A 1 m long metal rod AB completes the circuit as shown in figure. The area of circuit is perpendicular to the magnetic field of 0.10 T. If the resistance of the total circuit is 2 \(\Omega\) then the force needed to move the rod towards right with constant speed (v) of 1.5 m/s is _____ N.

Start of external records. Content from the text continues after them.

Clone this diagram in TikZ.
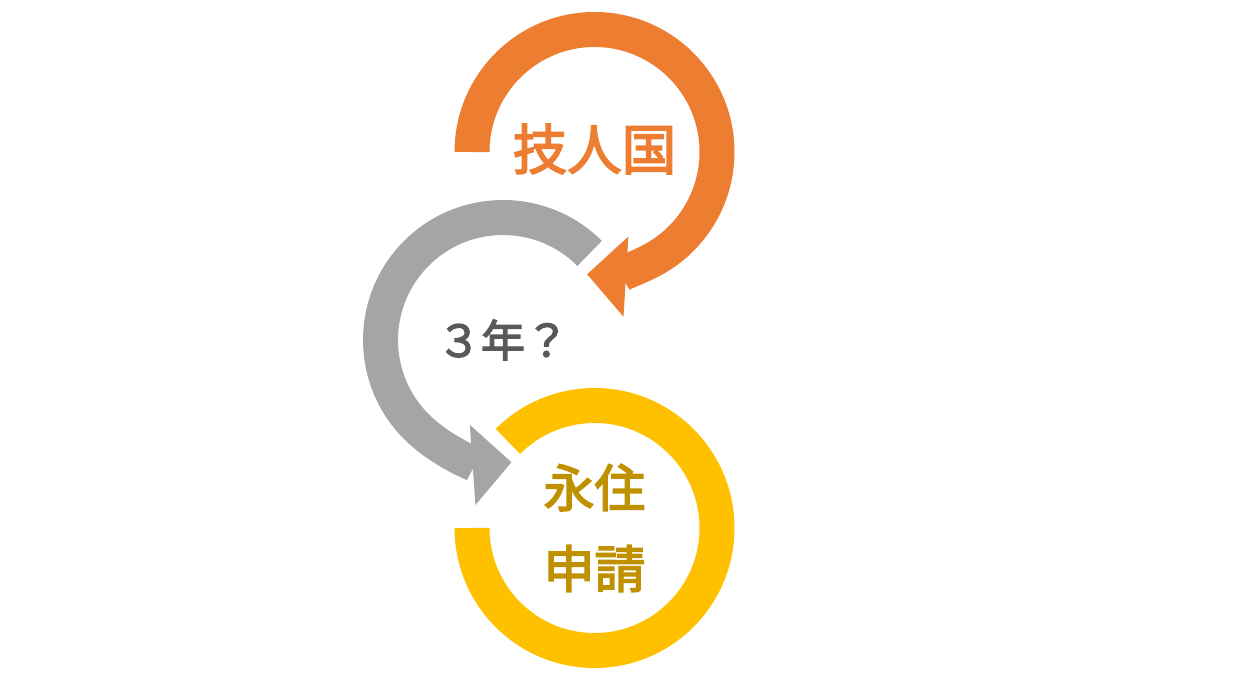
\documentclass[tikz,border=0pt]{standalone}
\usepackage{fontspec}
\newfontfamily\cjk{Noto Sans CJK JP}[BoldFont={Noto Sans CJK JP},BoldFeatures={FakeBold=3}]
\usetikzlibrary{arrows.meta}
\definecolor{ringorange}{HTML}{ED7D31}
\definecolor{ringgray}{HTML}{A5A5A5}
\definecolor{ringyellow}{HTML}{FFC000}
\definecolor{textgold}{HTML}{BF9000}
\definecolor{textgray}{HTML}{595959}

\begin{document}
\begin{tikzpicture}[ring/.style={line width=0.7cm},
  arrowtip/.style={-{Triangle[width=1.56cm,length=0.78cm]}}]
\useasboundingbox (0,0) rectangle (24.82,13.56);
\coordinate (C1) at (11.89,10.52);
\coordinate (C2) at (10.06,6.76);
\coordinate (C3) at (11.89,3.00);
\draw[ring,arrowtip,ringorange] ([shift={(180:2.45)}]C1) arc[start angle=180,end angle=-93.5,radius=2.45];
\draw[ring,arrowtip,ringgray] ([shift={(45:2.45)}]C2) arc[start angle=45,end angle=274,radius=2.45];
\draw[ring,ringyellow] ([shift={(180:2.45)}]C3) arc[start angle=180,end angle=495,radius=2.45];
\node[text=ringorange,font=\cjk\bfseries\fontsize{31}{37}\selectfont] (Tech) at ([yshift=0.06cm]C1) {技人国};
\node[text=textgray,font=\cjk\bfseries\fontsize{25}{30}\selectfont] (Years) at (C2) {３年？};
\node[text=textgold,align=center,font=\cjk\bfseries\fontsize{29}{46}\selectfont] (PR) at (C3) {永住\\申請};
\end{tikzpicture}
\end{document}
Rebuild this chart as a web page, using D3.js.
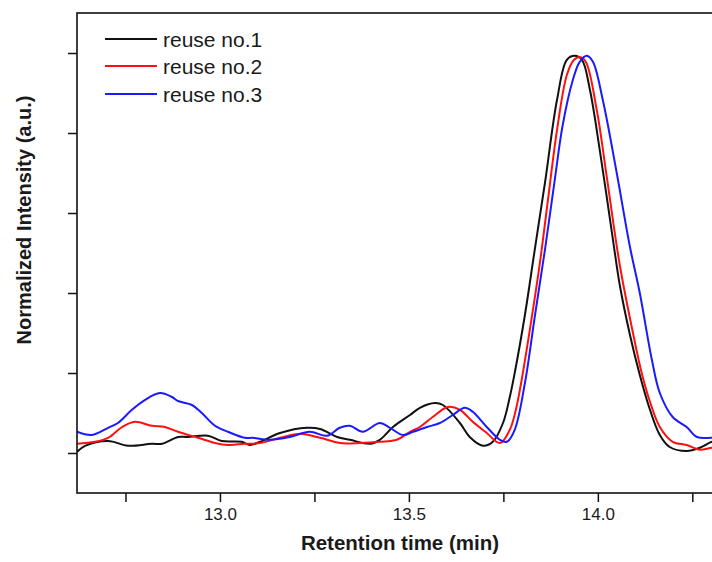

• A. \(5.7 \times 10^{-2}\)
• B. \(7.5 \times 10^{-3}\)
• C. \(7.5 \times 10^{-2}\)
• D. \(5.7 \times 10^{-3}\)

Hint:

An alternative approach is to use the principle of energy conservation. The mechanical power supplied by the external force must equal the electrical power dissipated as heat in the resistor.
Mechanical Power \(P_{\text{mech}} = F_{\text{app}} \cdot v\).
Electrical Power \(P_{\text{elec}} = I^2 R = \frac{\mathcal{E}^2}{R} = \frac{(BLv)^2}{R}\).
Equating them: \(F_{\text{app}} v = \frac{B^2 L^2 v^2}{R} \implies F_{\text{app}} = \frac{B^2 L^2 v}{R}\). This gives the answer in one step.

Answer 1

The Correct Option is B

Step 1: Understanding the Question:
A conducting rod moving in a magnetic field as part of a closed circuit will experience motional EMF. This EMF drives a current, and the current-carrying rod in the magnetic field experiences a magnetic (Lorentz) force. To maintain constant velocity, an external applied force equal and opposite to this magnetic force is required.
Step 2: Key Formula or Approach:
1. Motional EMF: \( \mathcal{E} = B L v \), where B, L, and v are mutually perpendicular. 2. Ohm's Law: \( I = \frac{\mathcal{E}}{R} \). 3. Magnetic Force on the rod: \( F_m = I L B \). 4. Condition for constant velocity: Applied Force \( F_{\text{app}} = F_m \).
Step 3: Detailed Explanation:
Given values:
Length of the rod, \(L = 1\) m.
Magnetic field, \(B = 0.10\) T.
Total resistance, \(R = 2 \, \Omega\).
Constant speed, \(v = 1.5\) m/s.
1. Calculate the induced motional EMF (\(\mathcal{E}\)):
\[ \mathcal{E} = B L v = (0.10 \, \text{T}) \times (1 \, \text{m}) \times (1.5 \, \text{m/s}) = 0.15 \, \text{V} \] 2. Calculate the induced current (I):
\[ I = \frac{\mathcal{E}}{R} = \frac{0.15 \, \text{V}}{2 \, \Omega} = 0.075 \, \text{A} \] 3. Calculate the magnetic force (\(F_m\)) on the rod:
This force will oppose the motion (by Lenz's law). Its magnitude is:
\[ F_m = I L B = (0.075 \, \text{A}) \times (1 \, \text{m}) \times (0.10 \, \text{T}) = 0.0075 \, \text{N} \] 4. Determine the required applied force (\(F_{\text{app}}\)):
To move the rod at a constant speed, the net force must be zero. Therefore, the applied force must be equal in magnitude and opposite in direction to the magnetic force.
\[ F_{\text{app}} = F_m = 0.0075 \, \text{N} \] In scientific notation, this is \( 7.5 \times 10^{-3} \) N.
Step 4: Final Answer:
The force needed to move the rod is \( 7.5 \times 10^{-3} \) N. This corresponds to option (B).